In Sweeney Todd he plays the lustful Judge Turpin who at the beginning of the film plots to have Johnny Depp’s innocent Benjamin Barker sent away so he can romance Barker’s wife Lucy. He takes care of their child Johanna after Lucy kills herself and plans to marry her once she comes of age. Compared to his performances in Die Hard and Robin Hood: Prince of Thieves, Rickman is incredibly subtle in this film. He certainly lends a complexity and depth to the character, especially in the second half of the film where it appears he is trying to make amends for his wrong doings in the past and attempts to woo Johanna in a more conventional way.
However he is still just as vicious as Hans Gruber, he rapes and lusts after women in the first half of the film and there is a short and slightly disturbing scene where he sentences a child to hang for a crime as petty as stealing.
Of course there has been a lot of talk about his ‘voice’. One of the pleasures of this film is that it is a rare opportunity to hear Alan Rickman sing and he’s surprisingly good. Sweeney Todd is a fine example of Alan Rickman’s diverse acting career and he has left behind an extraordinary body of work.

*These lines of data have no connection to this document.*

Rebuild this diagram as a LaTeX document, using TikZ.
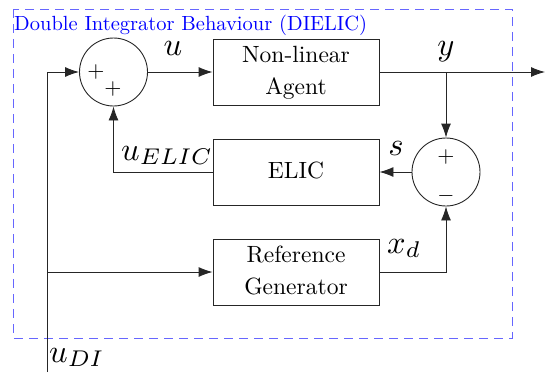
\documentclass[tikz,border=0pt]{standalone}
\usetikzlibrary{arrows.meta}
\newcommand{\mtxt}[1]{\scalebox{2.35}{\renewcommand{\arraystretch}{1.13}\begin{tabular}{@{}c@{}}#1\end{tabular}}}
\newcommand{\mlab}[1]{\scalebox{3.25}{$#1$}}
\begin{document}
\begin{tikzpicture}[x=1pt,y=-1pt,
 blk/.style={draw=black!85, line width=0.9pt, minimum width=166pt, minimum height=66pt, align=center, inner sep=0pt},
 sumc/.style={draw=black!85, circle, line width=0.9pt, minimum size=68pt, inner sep=0pt},
 conn/.style={line width=0.9pt, draw=black!85},
 arr/.style={conn, -{Latex[length=14pt,width=10pt]}},
 lab/.style={inner sep=0pt},
 sgn/.style={inner sep=0pt}]
\useasboundingbox (0,0) rectangle (545,372);
\draw[blue!60, dash pattern=on 9pt off 6pt, line width=0.9pt] (13,9) rectangle (512,338);
\node[anchor=base west, text=blue, inner sep=0pt] (title) at (14,30) {\scalebox{2.05}{Double Integrator Behaviour (DIELIC)}};

\node[sumc] (sum1) at (113.5,72) {};
\node[blk] (nla) at (296,72) {\mtxt{Non-linear\\Agent}};
\node[blk] (elic) at (296,172) {\mtxt{ELIC}};
\node[blk] (ref) at (296,272) {\mtxt{Reference\\Generator}};
\node[sumc] (sum2) at (446,172) {};

\node[sgn] (p1) at (96,72) {\scalebox{2.2}{$+$}};
\node[sgn] (p2) at (113,89) {\scalebox{2.2}{$+$}};
\node[sgn] (p3) at (446,157) {\scalebox{2.2}{$+$}};
\node[sgn] (m1) at (446,196) {\scalebox{2.2}{$-$}};

\coordinate (out) at (545,72);
\coordinate (in) at (47,372);

\draw[arr] (sum1.east) -- (nla.west);
\draw[arr] (nla.east) -- (out);
\draw[arr] (sum2 |- nla.east) -- (sum2.north);
\draw[arr] (sum2.west) -- (elic.east);
\draw[arr] (elic.west) -| (sum1.south);
\draw[arr] (ref.east) -| (sum2.south);
\draw[arr] (in) |- (sum1.west);
\draw[arr] (in |- ref.west) -- (ref.west);

\node[lab, anchor=base] (lu) at (173,55) {\mlab{u}};
\node[lab, anchor=base] (ly) at (446,55) {\mlab{y}};
\node[lab, anchor=base] (ls) at (396,155) {\mlab{s}};
\node[lab, anchor=base west] (lue) at (121,160) {\mlab{u_{ELIC}}};
\node[lab, anchor=base west] (lxd) at (387,253) {\mlab{x_d}};
\node[lab, anchor=base west] (ldi) at (49,362) {\mlab{u_{DI}}};
\end{tikzpicture}
\end{document}
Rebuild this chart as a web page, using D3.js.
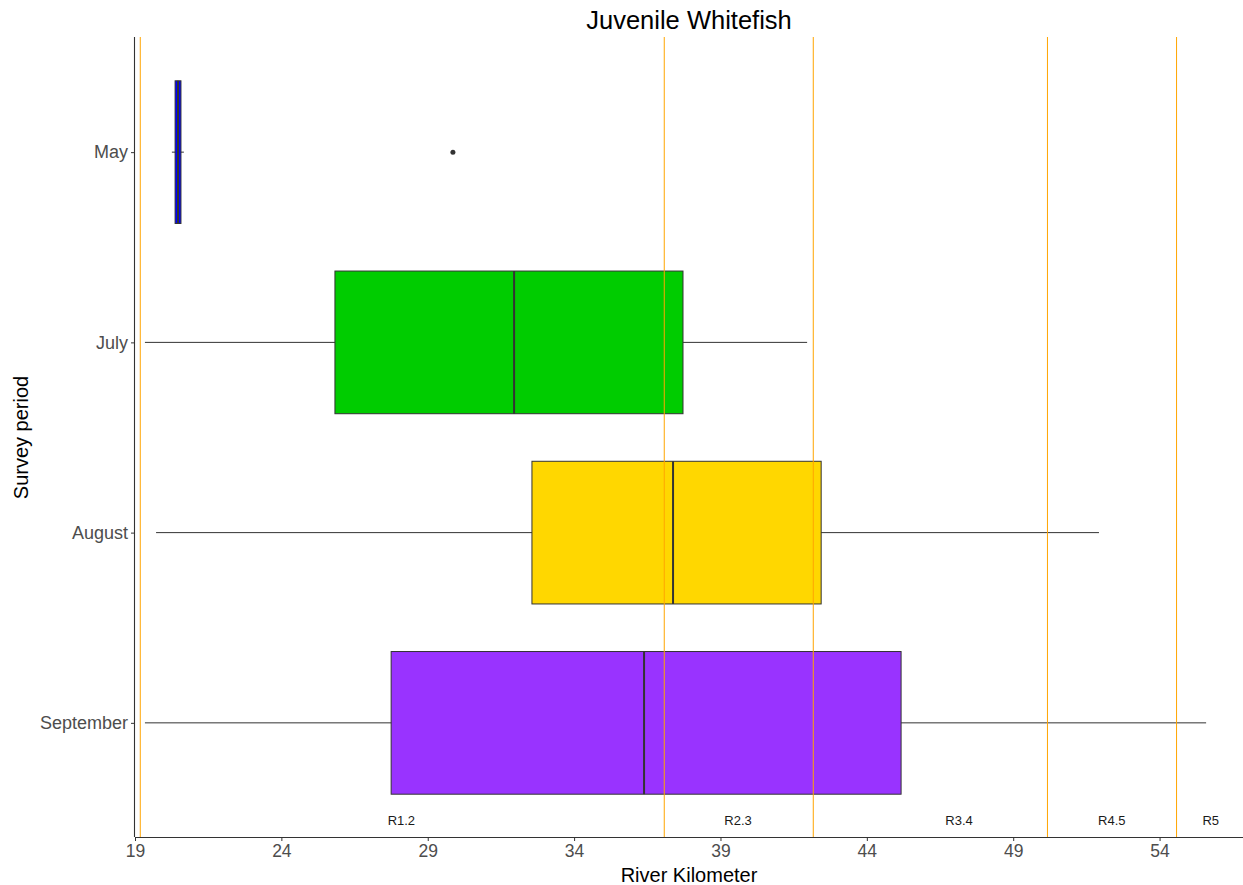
<!DOCTYPE html>
<html>
<head>
<meta charset="utf-8">
<script src="https://cdn.jsdelivr.net/npm/d3@7"></script>
<style>
  html, body { margin: 0; padding: 0; background: #fff; }
  svg { display: block; font-family: "Liberation Sans", Arial, sans-serif; }
</style>
</head>
<body>
<svg id="chart" width="1243" height="885"></svg>
<script>
// ---- data ----
const categories = ["May", "July", "August", "September"];
const whiskerLow  = [20.26, 19.34, 19.72, 19.34];
const q1          = [20.37, 25.83, 32.56, 27.75];
const medians     = [20.47, 31.95, 37.38, 36.39];
const q3          = [20.57, 37.72, 42.44, 45.17];
const whiskerHigh = [20.67, 41.96, 51.93, 55.59];
const outlierCats = ["May"];
const outlierVals = [29.86];
const fills = ["#0000FF", "#00CC00", "#FFD700", "#9933FF"];
const xTicks = [19, 24, 29, 34, 39, 44, 49, 54];
const reachLines = [19.18, 37.08, 42.17, 50.17, 54.58];
const reachLabels = ["R1.2", "R2.3", "R3.4", "R4.5", "R5"];
const reachLabelPos = [28.1, 39.6, 47.15, 52.37, 55.75];

// ---- layout ----
const svg = d3.select("#chart");
const pL = 135, pR = 1243, pT = 38, pB = 837;

const x = d3.scaleLinear().domain([19, 56.85]).range([pL, pR]);
const y = d3.scalePoint().domain(categories).range([pT, pB]).padding(0.6);
const boxH = y.step() * 0.75;

const g = svg.append("g");

// whiskers
g.selectAll("line.whisk").data(categories).enter().append("line")
  .attr("x1", (d, i) => x(whiskerLow[i])).attr("x2", (d, i) => x(whiskerHigh[i]))
  .attr("y1", d => y(d)).attr("y2", d => y(d))
  .attr("stroke", "#333333").attr("stroke-width", 1);

// boxes
g.selectAll("rect.box").data(categories).enter().append("rect")
  .attr("x", (d, i) => x(q1[i])).attr("width", (d, i) => x(q3[i]) - x(q1[i]))
  .attr("y", d => y(d) - boxH / 2).attr("height", boxH)
  .attr("fill", (d, i) => fills[i]).attr("stroke", "#333333").attr("stroke-width", 1);

// medians
g.selectAll("line.med").data(categories).enter().append("line")
  .attr("x1", (d, i) => x(medians[i])).attr("x2", (d, i) => x(medians[i]))
  .attr("y1", d => y(d) - boxH / 2).attr("y2", d => y(d) + boxH / 2)
  .attr("stroke", "#333333").attr("stroke-width", 2);

// outliers
g.selectAll("circle.out").data(outlierVals).enter().append("circle")
  .attr("cx", d => x(d)).attr("cy", (d, i) => y(outlierCats[i]))
  .attr("r", 2.5).attr("fill", "#333333");

// reach lines
g.selectAll("line.reach").data(reachLines).enter().append("line")
  .attr("x1", d => x(d)).attr("x2", d => x(d))
  .attr("y1", pT - 1).attr("y2", pB)
  .attr("stroke", "#FFA500").attr("stroke-width", 1);

// reach labels
g.selectAll("text.reach").data(reachLabels).enter().append("text")
  .attr("x", (d, i) => x(reachLabelPos[i])).attr("y", 825)
  .attr("text-anchor", "middle").attr("font-size", 13).attr("fill", "#1a1a1a")
  .text(d => d);

// axes
const xAxis = svg.append("g").attr("transform", `translate(0,${pB})`)
  .call(d3.axisBottom(x).tickValues(xTicks).tickSize(4).tickPadding(4).tickFormat(d3.format("d")));
xAxis.select(".domain").attr("stroke", "#333333").attr("stroke-width", 1.1).attr("d", `M${pL},0.5H${pR}`);
xAxis.selectAll(".tick line").attr("stroke", "#333333");
xAxis.selectAll(".tick text").attr("font-size", 17.5).attr("fill", "#4D4D4D").attr("font-family", "Liberation Sans, Arial, sans-serif");

const yAxis = svg.append("g").attr("transform", `translate(${pL},0)`)
  .call(d3.axisLeft(y).tickSize(4).tickPadding(3));
yAxis.select(".domain").attr("stroke", "#333333").attr("stroke-width", 1.1).attr("d", `M-0.5,${pT - 1}V${pB}`);
yAxis.selectAll(".tick line").attr("stroke", "#333333");
yAxis.selectAll(".tick text").attr("font-size", 18).attr("fill", "#4D4D4D").attr("font-family", "Liberation Sans, Arial, sans-serif");

// titles
svg.append("text").attr("x", (pL + pR) / 2).attr("y", 29)
  .attr("text-anchor", "middle").attr("font-size", 25.5).attr("fill", "#000")
  .text("Juvenile Whitefish");
svg.append("text").attr("x", (pL + pR) / 2).attr("y", 882)
  .attr("text-anchor", "middle").attr("font-size", 20).attr("fill", "#000")
  .text("River Kilometer");
svg.append("text").attr("transform", `translate(28,${(pT + pB) / 2}) rotate(-90)`)
  .attr("text-anchor", "middle").attr("font-size", 20).attr("fill", "#000")
  .text("Survey period");
</script>
</body>
</html>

He will be sorely missed.
Ben Cherry
In an age of instant gratification, when one becomes famous for simply being famous, the cult of celebrity catapults the trite and the talentless into the limelight without, all too often, either capacity or faculty. Thereby, more so than ever before, diluting the gene pool of acting talent passing to the next generations… Rickman however was the ‘genuine article’. A founder member of the ‘old school’. Grinding his way up through the tiers of theatre and film by precocious talent and a capacity for sheer hard graft. He served his apprenticeship in the various media without fear or favour and that grounding shone out in the depth and labyrinthine complexity of his characters.
His real genius however lay in his ability to create complex and multi levelled characters of the semi comedic villains he played with such aplomb; he will always be remembered for his gleefully unrepentant and BAFTA winning Sherriff of Nottingham in Robin Hood: Prince of Thieves and latterly Severus Snape in the Harry Potter films. Creating villains with black hearts and even blacker souls and yet, somehow, imbuing them with a reluctant appeal. Like a joke in bad taste at which we laughed first and then winced at our own tacit approval.
But Rickman was no ‘one trick pony! Blessed with a voice that could cut crystal Alan brought a sinister and prohibitively callous authority to serious ‘wrong ‘uns’ in films such as Die Hard and the towering triumph that was Rickman’s Rasputin – a performance of irredeemable wickedness on a Machiavellian scale. Incongruous counterpoints to pensive and sensitive performances in Song of Lunch and Truly Madly Deeply… Nevertheless: It is my conviction it was his villains that will have caught the imaginations of subsequent generations of cinemagoers, thespians and movie makers… This man was truly a master of his art!